SHORT TASK:
Search the records for "with". Copy every line where it appears.

SUPPLIED DATA:
━━━━━━

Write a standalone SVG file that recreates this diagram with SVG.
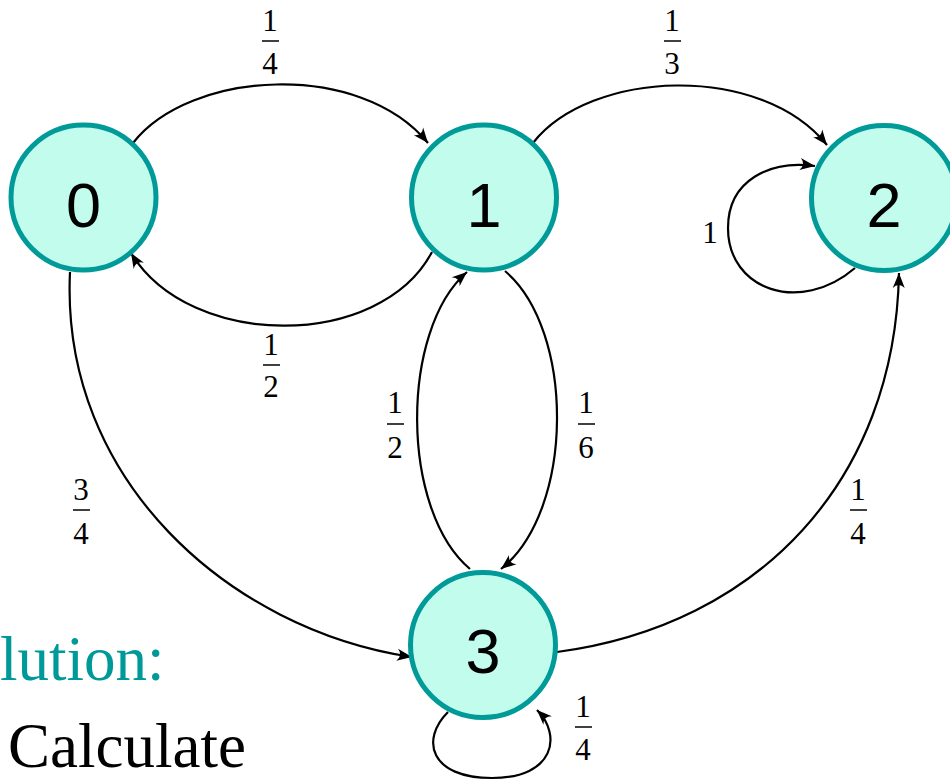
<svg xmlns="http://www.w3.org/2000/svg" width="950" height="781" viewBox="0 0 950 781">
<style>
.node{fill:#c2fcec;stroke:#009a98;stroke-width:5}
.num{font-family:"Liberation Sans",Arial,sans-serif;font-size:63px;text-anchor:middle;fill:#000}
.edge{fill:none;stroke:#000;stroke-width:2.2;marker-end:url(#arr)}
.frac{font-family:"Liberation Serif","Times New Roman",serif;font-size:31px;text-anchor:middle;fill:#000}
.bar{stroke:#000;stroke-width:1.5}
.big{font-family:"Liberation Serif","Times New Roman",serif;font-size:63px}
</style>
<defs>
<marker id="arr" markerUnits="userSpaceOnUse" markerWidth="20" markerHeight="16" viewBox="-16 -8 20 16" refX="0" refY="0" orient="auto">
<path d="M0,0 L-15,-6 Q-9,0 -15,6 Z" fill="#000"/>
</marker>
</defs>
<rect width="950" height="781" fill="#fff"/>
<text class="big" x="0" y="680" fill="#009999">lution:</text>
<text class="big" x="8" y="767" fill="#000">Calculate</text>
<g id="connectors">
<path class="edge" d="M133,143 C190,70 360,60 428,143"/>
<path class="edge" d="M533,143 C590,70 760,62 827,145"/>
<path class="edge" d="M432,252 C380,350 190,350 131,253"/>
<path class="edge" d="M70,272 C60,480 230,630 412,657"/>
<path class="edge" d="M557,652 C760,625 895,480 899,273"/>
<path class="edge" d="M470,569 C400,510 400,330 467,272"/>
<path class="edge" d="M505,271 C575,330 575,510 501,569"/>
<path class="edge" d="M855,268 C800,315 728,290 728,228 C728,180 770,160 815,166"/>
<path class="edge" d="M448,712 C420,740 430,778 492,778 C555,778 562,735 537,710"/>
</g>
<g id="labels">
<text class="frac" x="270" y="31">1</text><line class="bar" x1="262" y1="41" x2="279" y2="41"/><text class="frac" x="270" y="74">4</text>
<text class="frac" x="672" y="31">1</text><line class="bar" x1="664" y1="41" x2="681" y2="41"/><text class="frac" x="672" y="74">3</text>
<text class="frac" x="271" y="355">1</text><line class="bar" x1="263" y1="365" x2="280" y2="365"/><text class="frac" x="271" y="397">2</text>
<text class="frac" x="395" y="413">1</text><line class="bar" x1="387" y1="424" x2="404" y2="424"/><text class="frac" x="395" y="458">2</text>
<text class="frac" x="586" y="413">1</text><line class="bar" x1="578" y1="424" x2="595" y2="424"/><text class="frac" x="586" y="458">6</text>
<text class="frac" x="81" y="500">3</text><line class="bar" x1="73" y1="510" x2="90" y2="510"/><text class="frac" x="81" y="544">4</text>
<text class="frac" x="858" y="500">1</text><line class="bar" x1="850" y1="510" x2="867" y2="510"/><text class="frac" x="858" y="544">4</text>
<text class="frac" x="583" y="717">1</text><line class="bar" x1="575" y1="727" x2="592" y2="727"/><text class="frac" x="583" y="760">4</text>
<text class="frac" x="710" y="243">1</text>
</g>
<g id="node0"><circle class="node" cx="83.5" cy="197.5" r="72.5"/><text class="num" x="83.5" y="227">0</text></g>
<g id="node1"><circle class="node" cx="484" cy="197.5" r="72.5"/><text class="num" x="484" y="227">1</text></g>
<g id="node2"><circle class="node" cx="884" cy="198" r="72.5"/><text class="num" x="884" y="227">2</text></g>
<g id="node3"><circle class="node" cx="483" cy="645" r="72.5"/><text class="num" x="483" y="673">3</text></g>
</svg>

━━━━━━

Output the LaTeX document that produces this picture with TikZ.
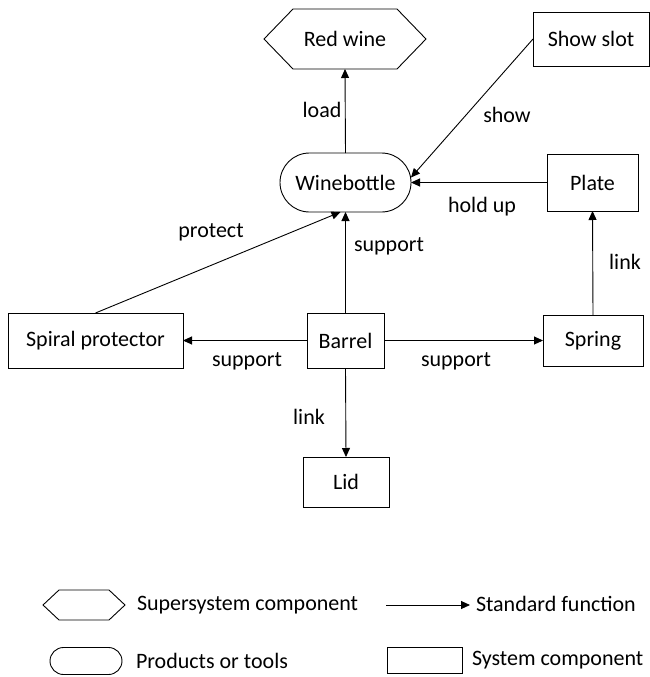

━━━━━━

WRITTEN REPLY:
Write a standalone SVG file that recreates this diagram with SVG.
Output the LaTeX document that produces this picture with TikZ.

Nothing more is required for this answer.